**Provided material**
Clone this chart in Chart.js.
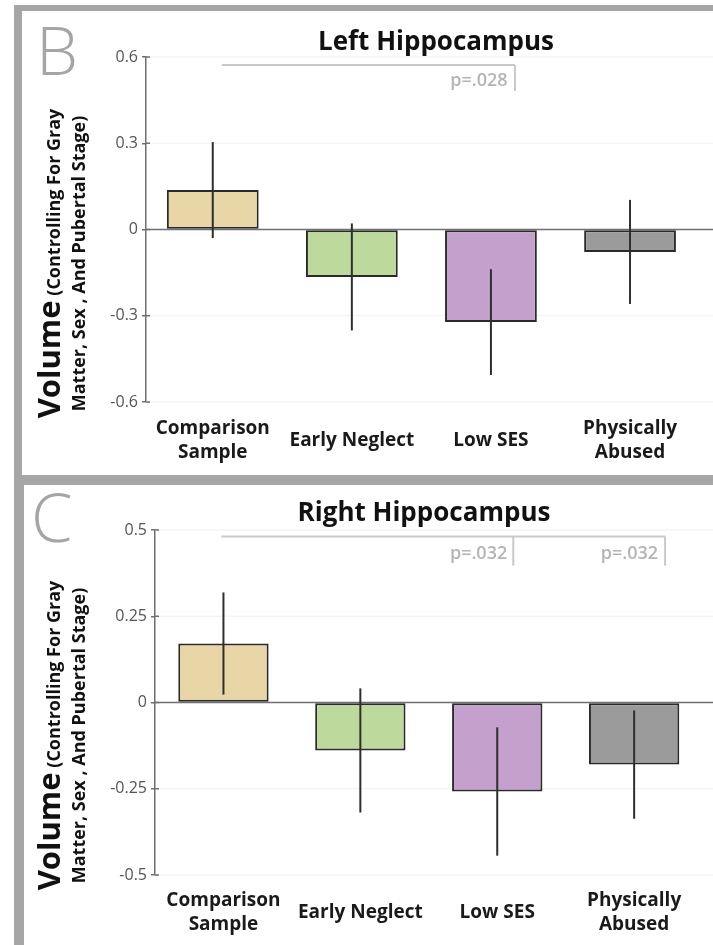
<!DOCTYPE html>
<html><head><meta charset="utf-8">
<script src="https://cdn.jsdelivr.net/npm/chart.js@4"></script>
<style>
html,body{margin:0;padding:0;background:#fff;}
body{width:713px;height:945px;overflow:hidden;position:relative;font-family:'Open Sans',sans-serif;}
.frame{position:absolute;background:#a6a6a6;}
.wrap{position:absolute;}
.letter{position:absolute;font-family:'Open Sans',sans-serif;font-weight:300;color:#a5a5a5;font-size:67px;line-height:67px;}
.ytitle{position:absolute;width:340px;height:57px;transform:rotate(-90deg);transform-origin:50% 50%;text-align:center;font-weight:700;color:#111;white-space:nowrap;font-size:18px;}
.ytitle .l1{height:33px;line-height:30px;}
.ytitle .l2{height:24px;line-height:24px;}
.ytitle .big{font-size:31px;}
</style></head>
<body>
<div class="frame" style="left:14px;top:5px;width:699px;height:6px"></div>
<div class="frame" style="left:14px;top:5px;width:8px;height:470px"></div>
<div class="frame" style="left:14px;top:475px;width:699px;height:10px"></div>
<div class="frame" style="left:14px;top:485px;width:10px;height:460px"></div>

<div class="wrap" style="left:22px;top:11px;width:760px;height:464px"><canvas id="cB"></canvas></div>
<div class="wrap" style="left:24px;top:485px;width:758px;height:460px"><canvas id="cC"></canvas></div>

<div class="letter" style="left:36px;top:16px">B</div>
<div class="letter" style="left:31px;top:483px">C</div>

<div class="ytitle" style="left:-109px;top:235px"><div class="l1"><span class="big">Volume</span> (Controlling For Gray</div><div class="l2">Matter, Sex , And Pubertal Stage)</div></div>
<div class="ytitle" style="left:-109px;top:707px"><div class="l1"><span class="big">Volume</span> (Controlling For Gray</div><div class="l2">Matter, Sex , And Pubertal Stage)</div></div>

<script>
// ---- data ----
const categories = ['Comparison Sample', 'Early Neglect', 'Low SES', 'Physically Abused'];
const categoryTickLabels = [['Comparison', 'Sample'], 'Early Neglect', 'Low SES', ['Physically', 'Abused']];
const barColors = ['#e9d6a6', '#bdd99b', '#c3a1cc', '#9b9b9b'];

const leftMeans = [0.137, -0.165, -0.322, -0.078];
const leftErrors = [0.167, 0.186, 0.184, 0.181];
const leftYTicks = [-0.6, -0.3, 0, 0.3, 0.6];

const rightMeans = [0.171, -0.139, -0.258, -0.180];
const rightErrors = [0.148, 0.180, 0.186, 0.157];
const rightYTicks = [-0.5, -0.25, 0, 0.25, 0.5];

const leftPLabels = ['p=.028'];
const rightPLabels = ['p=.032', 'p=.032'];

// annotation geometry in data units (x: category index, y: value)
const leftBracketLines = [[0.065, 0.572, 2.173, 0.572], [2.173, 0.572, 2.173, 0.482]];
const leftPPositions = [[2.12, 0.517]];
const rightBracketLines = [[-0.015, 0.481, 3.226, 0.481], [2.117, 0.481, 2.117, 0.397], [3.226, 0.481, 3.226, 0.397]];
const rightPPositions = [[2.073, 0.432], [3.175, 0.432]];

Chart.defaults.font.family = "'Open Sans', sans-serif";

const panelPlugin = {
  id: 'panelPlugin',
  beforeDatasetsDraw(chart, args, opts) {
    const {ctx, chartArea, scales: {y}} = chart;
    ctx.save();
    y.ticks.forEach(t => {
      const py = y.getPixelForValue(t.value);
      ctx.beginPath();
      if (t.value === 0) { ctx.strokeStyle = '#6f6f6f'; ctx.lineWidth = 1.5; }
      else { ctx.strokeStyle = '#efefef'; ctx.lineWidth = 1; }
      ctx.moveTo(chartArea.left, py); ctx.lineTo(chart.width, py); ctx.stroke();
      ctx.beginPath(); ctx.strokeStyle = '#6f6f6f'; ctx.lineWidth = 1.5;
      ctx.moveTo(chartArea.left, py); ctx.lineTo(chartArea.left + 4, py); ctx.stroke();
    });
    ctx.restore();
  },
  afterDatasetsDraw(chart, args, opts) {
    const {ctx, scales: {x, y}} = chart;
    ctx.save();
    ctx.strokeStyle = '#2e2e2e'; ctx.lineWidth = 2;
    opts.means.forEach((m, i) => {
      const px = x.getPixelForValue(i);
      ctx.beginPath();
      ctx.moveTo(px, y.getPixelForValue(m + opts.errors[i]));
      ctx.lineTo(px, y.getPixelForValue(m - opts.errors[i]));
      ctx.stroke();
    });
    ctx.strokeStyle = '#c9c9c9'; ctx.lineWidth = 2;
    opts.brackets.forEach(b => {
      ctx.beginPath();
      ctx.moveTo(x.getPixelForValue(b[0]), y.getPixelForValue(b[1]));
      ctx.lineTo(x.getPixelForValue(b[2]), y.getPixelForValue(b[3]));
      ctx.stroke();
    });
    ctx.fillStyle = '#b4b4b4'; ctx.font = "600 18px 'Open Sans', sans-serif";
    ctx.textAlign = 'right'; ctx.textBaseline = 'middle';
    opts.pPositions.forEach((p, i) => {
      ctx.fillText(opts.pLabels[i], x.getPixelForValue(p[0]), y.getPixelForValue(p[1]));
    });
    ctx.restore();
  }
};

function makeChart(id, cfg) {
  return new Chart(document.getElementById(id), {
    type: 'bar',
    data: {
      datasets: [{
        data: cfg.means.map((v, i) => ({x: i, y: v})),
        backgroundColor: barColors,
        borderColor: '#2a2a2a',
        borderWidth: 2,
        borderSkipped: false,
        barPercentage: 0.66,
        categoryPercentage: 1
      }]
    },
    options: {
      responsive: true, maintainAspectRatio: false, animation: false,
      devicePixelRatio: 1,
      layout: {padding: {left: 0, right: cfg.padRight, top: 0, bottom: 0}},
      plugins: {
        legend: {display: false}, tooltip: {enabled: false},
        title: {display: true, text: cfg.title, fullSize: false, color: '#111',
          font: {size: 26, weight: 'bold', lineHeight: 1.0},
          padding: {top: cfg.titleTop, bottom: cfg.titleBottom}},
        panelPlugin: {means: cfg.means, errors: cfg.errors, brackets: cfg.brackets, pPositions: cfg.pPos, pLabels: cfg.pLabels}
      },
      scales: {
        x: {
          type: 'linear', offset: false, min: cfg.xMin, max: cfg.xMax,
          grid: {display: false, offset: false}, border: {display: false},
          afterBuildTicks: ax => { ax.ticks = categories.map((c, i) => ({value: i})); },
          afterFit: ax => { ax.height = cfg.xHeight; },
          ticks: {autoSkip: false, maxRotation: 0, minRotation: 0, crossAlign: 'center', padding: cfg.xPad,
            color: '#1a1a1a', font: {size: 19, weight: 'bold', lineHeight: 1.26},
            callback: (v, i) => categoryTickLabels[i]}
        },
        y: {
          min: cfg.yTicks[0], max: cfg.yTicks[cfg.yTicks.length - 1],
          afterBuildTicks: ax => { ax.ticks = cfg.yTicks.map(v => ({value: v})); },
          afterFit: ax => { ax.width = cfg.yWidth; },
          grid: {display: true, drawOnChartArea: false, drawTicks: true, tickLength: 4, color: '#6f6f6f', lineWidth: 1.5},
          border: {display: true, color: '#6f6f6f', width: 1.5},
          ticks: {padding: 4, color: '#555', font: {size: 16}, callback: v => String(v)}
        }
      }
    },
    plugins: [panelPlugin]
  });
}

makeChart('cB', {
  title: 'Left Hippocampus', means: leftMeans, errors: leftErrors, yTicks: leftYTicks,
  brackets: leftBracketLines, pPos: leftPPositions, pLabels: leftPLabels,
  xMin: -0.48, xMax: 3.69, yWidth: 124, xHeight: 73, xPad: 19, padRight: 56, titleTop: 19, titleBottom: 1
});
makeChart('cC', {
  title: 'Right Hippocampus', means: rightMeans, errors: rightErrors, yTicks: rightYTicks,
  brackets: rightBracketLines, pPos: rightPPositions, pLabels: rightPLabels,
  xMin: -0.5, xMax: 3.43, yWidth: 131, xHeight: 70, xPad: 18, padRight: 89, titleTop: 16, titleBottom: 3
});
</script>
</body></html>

**What you will do**
Transcribe the opening line of the listing above, please, and every line after it through the line with "const leftYTicks = [-0.6, -0.3, 0, 0.3, 0.6];", word for word, without pictures.

**Answer below**
Clone this chart in Chart.js.
<!DOCTYPE html>
<html><head><meta charset="utf-8">
<script src="https://cdn.jsdelivr.net/npm/chart.js@4"></script>
<style>
html,body{margin:0;padding:0;background:#fff;}
body{width:713px;height:945px;overflow:hidden;position:relative;font-family:'Open Sans',sans-serif;}
.frame{position:absolute;background:#a6a6a6;}
.wrap{position:absolute;}
.letter{position:absolute;font-family:'Open Sans',sans-serif;font-weight:300;color:#a5a5a5;font-size:67px;line-height:67px;}
.ytitle{position:absolute;width:340px;height:57px;transform:rotate(-90deg);transform-origin:50% 50%;text-align:center;font-weight:700;color:#111;white-space:nowrap;font-size:18px;}
.ytitle .l1{height:33px;line-height:30px;}
.ytitle .l2{height:24px;line-height:24px;}
.ytitle .big{font-size:31px;}
</style></head>
<body>
<div class="frame" style="left:14px;top:5px;width:699px;height:6px"></div>
<div class="frame" style="left:14px;top:5px;width:8px;height:470px"></div>
<div class="frame" style="left:14px;top:475px;width:699px;height:10px"></div>
<div class="frame" style="left:14px;top:485px;width:10px;height:460px"></div>

<div class="wrap" style="left:22px;top:11px;width:760px;height:464px"><canvas id="cB"></canvas></div>
<div class="wrap" style="left:24px;top:485px;width:758px;height:460px"><canvas id="cC"></canvas></div>

<div class="letter" style="left:36px;top:16px">B</div>
<div class="letter" style="left:31px;top:483px">C</div>

<div class="ytitle" style="left:-109px;top:235px"><div class="l1"><span class="big">Volume</span> (Controlling For Gray</div><div class="l2">Matter, Sex , And Pubertal Stage)</div></div>
<div class="ytitle" style="left:-109px;top:707px"><div class="l1"><span class="big">Volume</span> (Controlling For Gray</div><div class="l2">Matter, Sex , And Pubertal Stage)</div></div>

<script>
// ---- data ----
const categories = ['Comparison Sample', 'Early Neglect', 'Low SES', 'Physically Abused'];
const categoryTickLabels = [['Comparison', 'Sample'], 'Early Neglect', 'Low SES', ['Physically', 'Abused']];
const barColors = ['#e9d6a6', '#bdd99b', '#c3a1cc', '#9b9b9b'];

const leftMeans = [0.137, -0.165, -0.322, -0.078];
const leftErrors = [0.167, 0.186, 0.184, 0.181];
const leftYTicks = [-0.6, -0.3, 0, 0.3, 0.6];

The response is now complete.